Strengthening Public Health Agencies for Safe and Healthy Communities
December 12, 2022
State and territorial health agencies are responsible for keeping the public healthy and safe. The public health workforce must respond quickly to unexpected events with effective legal tools such as public health laws to prevent the spread of disease. Health agency staff regularly exercise public health authority, but especially in times of emergency and disease outbreaks. Years of underinvestment, along with recent limitations of public health authority, tie health agencies’ hands and leave them unable to direct and guide the public on how to remain safe during a crisis. Ensuring state and territorial health agencies have effective legal powers and a strong public health workforce is necessary for allowing agencies to fulfill their responsibility of protecting and improving the well-being of their communities.
Governments have a duty to sustain health agencies’ ability to respond to public health events and protect the public from harm. Despite these obligations, public health legal authority has been limited, or eliminated, in several jurisdictions and the public health workforce made tenuous and fragile. As a result, public health agencies are being asked to fulfill their responsibilities without being given the proper tools to do so.
Guaranteeing Legal Authorities to Keep Communities Healthy and Safe
Public health legal authorities allow the temporary, reasoned use of non-medical measures to prevent the spread of infectious disease and keep people safe during emergencies. Nevertheless, many states have restricted or eliminated their health department’s ability to use such measures. For example, in New Hampshire and Ohio, the legislature can now end public health emergency orders, even before the crisis is over. These and other limitations can undermine health agencies’ expertise and curb their responsibility to protect the public during emergencies and disease outbreaks.
Increasing Public Health Workforce Capacity
A strong public health workforce is key to allowing a state or territorial health agency to fulfill its responsibility for keeping the public safe and healthy. The nation’s public health workforce devotedly confronted the COVID-19 pandemic, and was met with long workdays, an ever-evolving virus, objections to their duties and actions, and many instances of abuse and threats. The increased demands of the pandemic demonstrate the need to rapidly staff up and improve systems to build and support a strong public health workforce. Understanding the impact of state civil service systems and administrative processes on recruitment and retention, creating workplace flexibilities, and addressing employee stress and burnout can all help to increase public health workforce capacity.
Jurisdictions working to strengthen the public health workforce include Oregon, where the state health agency was directed to investigate the challenges faced by the public health workforce and make recommendations for improvements. In California, the state public health officer was recently added to the Interagency Advisory Committee on Apprenticeship. This move can lead to public health students being able to participate in “earn and learn” settings, allowing them compensation for participating in workplace applied learning programs and incentivizing new public health professionals. In Tennessee, a 2021 law will allow qualified nurse aides who were temporarily licensed through Tennessee’s COVID-19 emergency staffing measures to be permanently credentialed.

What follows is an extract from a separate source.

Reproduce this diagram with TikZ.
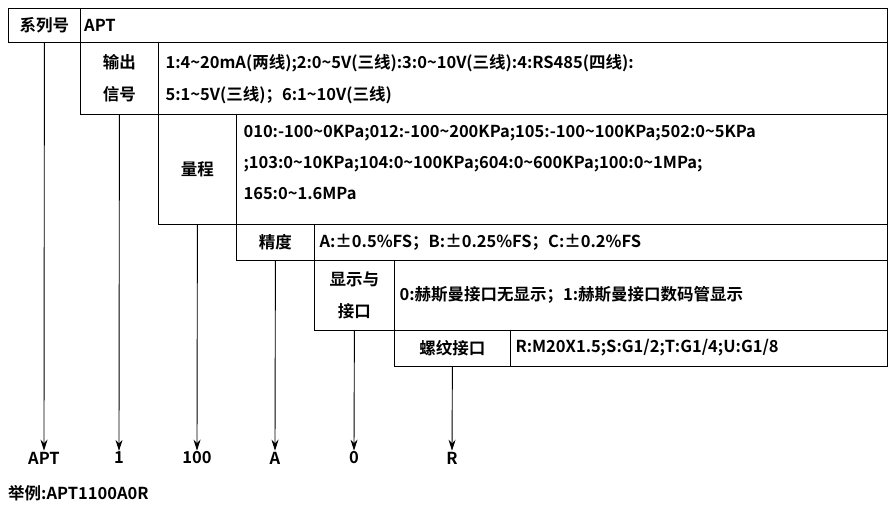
\documentclass[tikz,border=0pt]{standalone}
\usepackage{fontspec}
\setmainfont{Noto Sans CJK SC}[BoldFont={* Bold}]
\usetikzlibrary{arrows.meta}
\begin{document}
\begin{tikzpicture}[x=1pt,y=-1pt,
  every node/.style={font=\fontsize{16.5}{31}\selectfont\bfseries},
  box/.style={draw,line width=0.8pt,anchor=north west,inner sep=0pt,align=center},
  cbox/.style={draw,line width=0.8pt,anchor=north west,inner sep=0pt},
  arr/.style={-{Stealth[length=11pt,width=7pt]},line width=0.9pt},
  lab/.style={inner sep=1pt}]
\useasboundingbox (0,0) rectangle (896,512);
\node[box,minimum width=72,minimum height=34] (k1) at (8,8) {系列号};
\node[cbox,minimum width=807,minimum height=34] (v1) at (80,8) {};
\node[anchor=west,inner sep=0pt] (t1) at (84,25) {APT};
\node[box,minimum width=78,minimum height=72,font=\fontsize{16.5}{32}\selectfont\bfseries] (k2) at (80,42) {输出\\信号};
\node[cbox,minimum width=729,minimum height=72] (v2) at (158,42) {};
\node[anchor=west,align=left,font=\fontsize{16.5}{32}\selectfont\bfseries] (t2) at (162,79) {1:4\textasciitilde20mA(两线);2:0\textasciitilde5V(三线):3:0\textasciitilde10V(三线):4:RS485(四线):\\5:1\textasciitilde5V(三线)；6:1\textasciitilde10V(三线)};
\node[box,minimum width=78,minimum height=110] (k3) at (158,114) {量程};
\node[cbox,minimum width=651,minimum height=110] (v3) at (236,114) {};
\node[anchor=west,align=left] (t3) at (240,162) {010:-100\textasciitilde0KPa;012:-100\textasciitilde200KPa;105:-100\textasciitilde100KPa;502:0\textasciitilde5KPa\\;103:0\textasciitilde10KPa;104:0\textasciitilde100KPa;604:0\textasciitilde600KPa;100:0\textasciitilde1MPa;\\165:0\textasciitilde1.6MPa};
\node[box,minimum width=78,minimum height=36] (k4) at (236,224) {精度};
\node[cbox,minimum width=573,minimum height=36] (v4) at (314,224) {};
\node[anchor=west] (t4) at (316,242) {A:±0.5\%FS；B:±0.25\%FS；C:±0.2\%FS};
\node[box,minimum width=80,minimum height=70,font=\fontsize{16.5}{32}\selectfont\bfseries] (k5) at (314,260) {显示与\\接口};
\node[cbox,minimum width=493,minimum height=70] (v5) at (394,260) {};
\node[anchor=west] (t5) at (396,295) {0:赫斯曼接口无显示；1:赫斯曼接口数码管显示};
\node[box,minimum width=116,minimum height=36] (k6) at (394,330) {螺纹接口};
\node[cbox,minimum width=377,minimum height=36] (v6) at (510,330) {};
\node[anchor=west] (t6) at (512,348) {R:M20X1.5;S:G1/2;T:G1/4;U:G1/8};
\node[lab] (a1) at (44,458) {APT};
\node[lab] (a2) at (119,458) {1};
\node[lab] (a3) at (197,458) {100};
\node[lab] (a4) at (275,458) {A};
\node[lab] (a5) at (354,458) {0};
\node[lab] (a6) at (452,458) {R};
\node[anchor=west,inner sep=0pt] (ex) at (8,493) {举例:APT1100A0R};
\draw[arr] (k1.south) -- (a1.north);
\draw[arr] (k2.south) -- (a2.north);
\draw[arr] (k3.south) -- (a3.north);
\draw[arr] (k4.south) -- (a4.north);
\draw[arr] (k5.south) -- (a5.north);
\draw[arr] (k6.south) -- (a6.north);
\end{tikzpicture}
\end{document}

Sustaining Public Health Workforce Funding
With the temporary influx of public health funding to address the COVID-19 pandemic, many states and territories are working to identify ways to sustain funding to continue supporting their workforce needs. A new program under the American Rescue Plan Act will soon provide funding to health agencies for critical infrastructure needs, including those related to workforce development.
At the state level, both Montana and Nevada enacted funding-related laws in 2021. Montana’s law created a health advisory commission, staffed by the Montana Department of Public Health and Human Services, that includes a bipartisan group of legislators and executive branch appointees to make recommendations for spending American Rescue Plan Act funding. Nevada’s new law creates a Public Health Resource Office tasked with assessing the unmet needs within public health services, identifying opportunities for additional federal and private funding, and making recommendations for improving coordination to maximize efficiency within the public health system.

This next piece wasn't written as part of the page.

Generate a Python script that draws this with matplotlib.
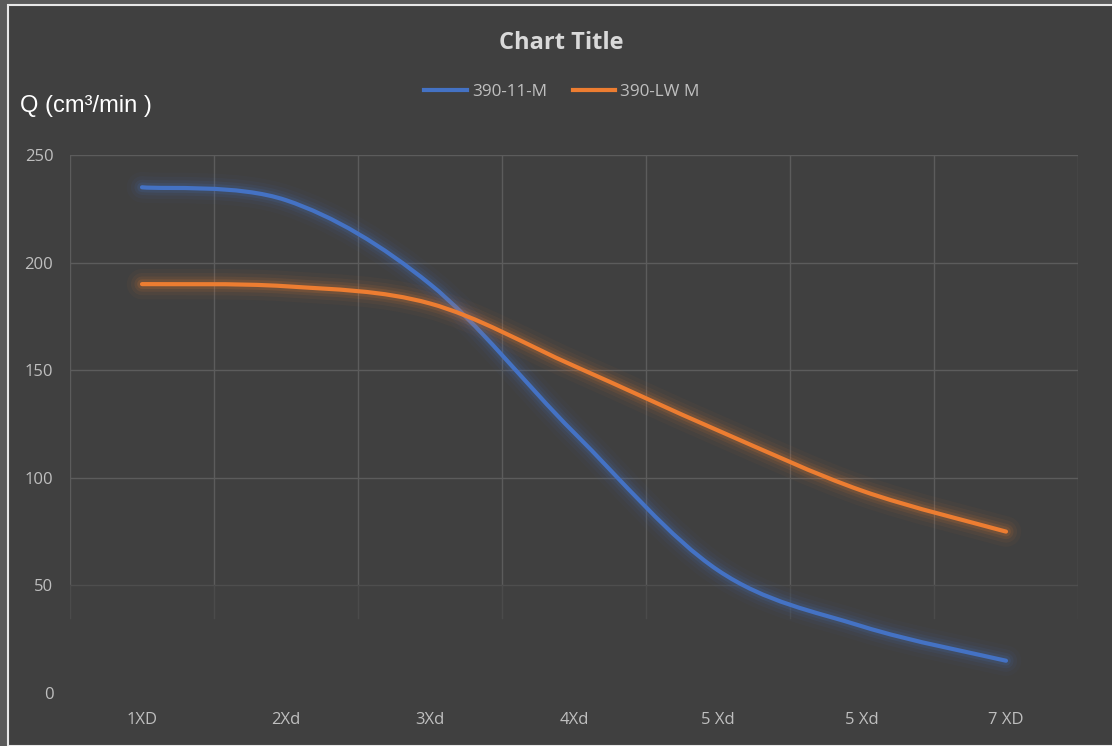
import matplotlib.pyplot as plt
import matplotlib.patheffects as pe
from matplotlib.path import Path
from matplotlib.patches import PathPatch, Rectangle
from matplotlib.lines import Line2D
import numpy as np

# datos
categorias = ['1XD', '2Xd', '3Xd', '4Xd', '5 Xd', '5 Xd', '7 XD']
serie_11m = [235, 229, 190, 121, 57, 31, 15]
serie_lwm = [190, 189, 181, 152, 122, 94, 75]
nombres = ['390-11-M', '390-LW M']
colores = ['#4472C4', '#ED7D31']

fondo = '#404040'
plt.rcParams['font.family'] = ['Open Sans', 'DejaVu Sans']

fig = plt.figure(figsize=(11.12, 7.46), dpi=100)
fig.patch.set_facecolor('#5a5a5a')
# recuadro del grafico con borde blanco
fig.patches.append(Rectangle((8 / 1112, 0), 1.0, 1 - 5 / 746, transform=fig.transFigure,
                             facecolor=fondo, edgecolor='#e8e8e8', linewidth=1.5, zorder=-5))

ax = fig.add_axes([70 / 1112, 1 - 693 / 746, 1008 / 1112, 538 / 746])
ax.set_zorder(2)
ax.patch.set_alpha(0)
ax.set_xlim(-0.5, len(categorias) - 0.5)
ax.set_ylim(0, 250)

# cuadricula
for yv in range(50, 251, 50):
    ax.plot([-0.5, len(categorias) - 0.5], [yv, yv],
            color='#5c5c5c' if yv > 50 else '#4e4e4e', lw=1, zorder=1)
for xv in np.arange(-0.5, len(categorias), 1.0):
    ax.plot([xv, xv], [50, 250], color='#5c5c5c', lw=1, zorder=1)
    ax.plot([xv, xv], [35, 50], color='#4b4b4b', lw=1, zorder=1)


def curva_suave(xs, ys):
    # curva tipo Excel (bezier con tangentes catmull-rom)
    pts = np.column_stack([xs, ys]).astype(float)
    verts = [pts[0]]
    codes = [Path.MOVETO]
    n = len(pts)
    for i in range(n - 1):
        p0 = pts[i - 1] if i > 0 else pts[i]
        p1 = pts[i]
        p2 = pts[i + 1]
        p3 = pts[i + 2] if i + 2 < n else pts[i + 1]
        c1 = p1 + (p2 - p0) / 6
        c2 = p2 - (p3 - p1) / 6
        verts += [c1, c2, p2]
        codes += [Path.CURVE4] * 3
    return Path(verts, codes)


x = np.arange(len(categorias))
for serie, color in zip([serie_11m, serie_lwm], colores):
    brillo = [pe.Stroke(linewidth=w, foreground=color, alpha=a)
              for w, a in [(22, 0.035), (16, 0.06), (11, 0.09), (7, 0.14)]]
    patch = PathPatch(curva_suave(x, serie), fill=False, edgecolor=color, lw=3,
                      capstyle='round', zorder=3)
    patch.set_path_effects(brillo + [pe.Normal()])
    ax.add_patch(patch)

ax.set_xticks(x)
ax.set_xticklabels(categorias)
ax.set_yticks(range(0, 251, 50))
ax.tick_params(axis='both', length=0, colors='#bfbfbf', labelsize=12)
ax.tick_params(axis='y', pad=12)
ax.tick_params(axis='x', pad=14)
for s in ax.spines.values():
    s.set_visible(False)

fig.text(561 / 1112, 1 - 43 / 746, 'Chart Title', ha='center', va='center',
         fontsize=17, fontweight='bold', color='#d9d9d9')
fig.text(20 / 1112, 1 - 106 / 746, 'Q (cm³/min )', ha='left', va='center',
         fontsize=17, color='white', family=['Liberation Sans', 'DejaVu Sans'])

handles = [Line2D([], [], color=c, lw=3) for c in colores]
fig.legend(handles, nombres, loc='center', bbox_to_anchor=(562 / 1112, 1 - 92 / 746), ncol=2,
           frameon=False, fontsize=12.3, labelcolor='#bfbfbf', handlelength=2.5,
           handletextpad=0.3, columnspacing=1.5)

fig.savefig('out.png', dpi=100, facecolor=fig.get_facecolor())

During the 2023 state legislative sessions, ASTHO expects some jurisdictions to address issues related to public health authority and the public health workforce. These issues will include:
- Spending federal funds and sustaining recent investments in public health workers.
- Professional licensing requirements to retain and expand the public health workforce.
- Distributing and administering childhood and adult vaccines.
- Determining the process for and scope of public health orders and the use of disease control measures.